The role of acyl-glucose in anthocyanin modifications

• Published in: Molecules Vol. 19; no. 11; pp. 18747 - 18766
• Main Authors: Sasaki, Nobuhiro, Nishizaki, Yuzo, Ozeki, Yoshihiro, Miyahara, Taira
• Format: Journal Article Book Review
• Language: English
• Published: Switzerland MDPI AG 14.11.2014; MDPI
• Subjects: Acylation - physiology; acyltransferase; Acyltransferases - metabolism; anthocyanin; Anthocyanins - biosynthesis; Arabidopsis; Arabidopsis - metabolism; carnation; Cinnamates - metabolism; delphinium; Delphinium - metabolism; Dianthus - metabolism; Glucosides - metabolism; glucosyltransferase; Glucosyltransferases - metabolism; Glycosylation; Plant Proteins - metabolism; Review
• ISSN: 1420-3049; 1420-3049
• DOI: 10.3390/molecules191118747

Higher plants can produce a wide variety of anthocyanin molecules through modification of the six common anthocyanin aglycons that they present. Thus, hydrophilic anthocyanin molecules can be formed and stabilized by glycosylation and acylation. Two types of glycosyltransferase (GT) and acyltransferase (AT) have been identified, namely cytoplasmic GT and AT and vacuolar GT and AT. Cytoplasmic GT and AT utilize UDP-sugar and acyl-CoA as donor molecules, respectively, whereas both vacuolar GT and AT use acyl-glucoses as donor molecules.
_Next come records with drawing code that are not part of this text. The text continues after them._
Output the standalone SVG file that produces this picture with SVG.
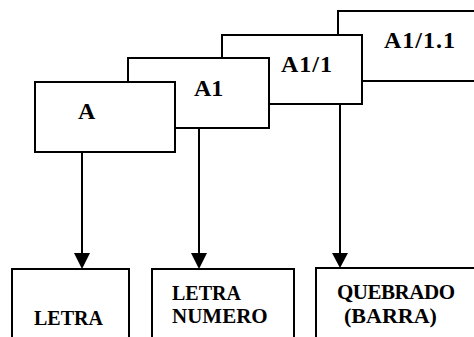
<svg xmlns="http://www.w3.org/2000/svg" width="474" height="337" viewBox="0 0 474 337">
<defs>
<style>
.box{fill:#fff;stroke:#000;stroke-width:2}
text{font-family:'Liberation Serif','DejaVu Serif',serif;font-weight:700;fill:#000}
.top{font-size:24px}
.bot{font-size:21px}
.con{stroke:#000;stroke-width:2;fill:none}
.head{fill:#000;stroke:none}
</style>
</defs>
<rect width="474" height="337" fill="#fff"/>
<g id="node-A1-1-1">
<rect class="box" x="338" y="11" width="150" height="70"/>
<text class="top" x="384" y="48" textLength="71" lengthAdjust="spacing">A1/1.1</text>
</g>
<g id="node-A1-1">
<rect class="box" x="222" y="35" width="140" height="69"/>
<text class="top" x="281" y="72" textLength="51" lengthAdjust="spacing">A1/1</text>
</g>
<g id="node-A1">
<rect class="box" x="128" y="58" width="141" height="70"/>
<text class="top" x="194" y="96">A1</text>
</g>
<g id="node-A">
<rect class="box" x="35" y="82" width="140" height="70"/>
<text class="top" x="78" y="119">A</text>
</g>
<g id="connectors">
<line class="con" x1="82" y1="152" x2="82" y2="256"/>
<polygon class="head" points="74,253 90,253 82,269"/>
<line class="con" x1="199" y1="128" x2="199" y2="256"/>
<polygon class="head" points="191,253 207,253 199,269"/>
<line class="con" x1="340" y1="104" x2="340" y2="256"/>
<polygon class="head" points="332,253 348,253 340,268"/>
</g>
<g id="node-letra">
<rect class="box" x="12" y="269" width="117" height="90"/>
<text class="bot" x="34" y="325" style="font-size:20px">LETRA</text>
</g>
<g id="node-letra-numero">
<rect class="box" x="152" y="269" width="142" height="90"/>
<text class="bot" x="172" y="300" style="font-size:20px">LETRA</text>
<text class="bot" x="172" y="323">NUMERO</text>
</g>
<g id="node-quebrado">
<rect class="box" x="316" y="268" width="170" height="90"/>
<text class="bot" x="337" y="299" textLength="118" lengthAdjust="spacing">QUEBRADO</text>
<text class="bot" x="344" y="323" style="font-size:22px">(BARRA)</text>
</g>
</svg>
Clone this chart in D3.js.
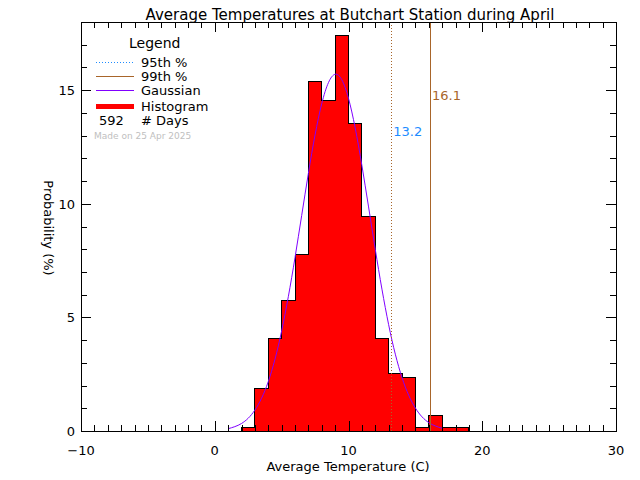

In carnation plants, vacuolar GT uses aromatic acyl-glucoses as the glucose donor in vivo; independently, vacuolar AT uses malylglucose, an aliphatic acyl-glucose, as the acyl-donor. In delphinium and Arabidopsis, p-hydroxybenzoylglucose and sinapoylglucose are used in vivo as bi-functional donor molecules by vacuolar GT and AT, respectively. The evolution of these enzymes has allowed delphinium and Arabidopsis to utilize unique donor molecules for production of highly modified anthocyanins.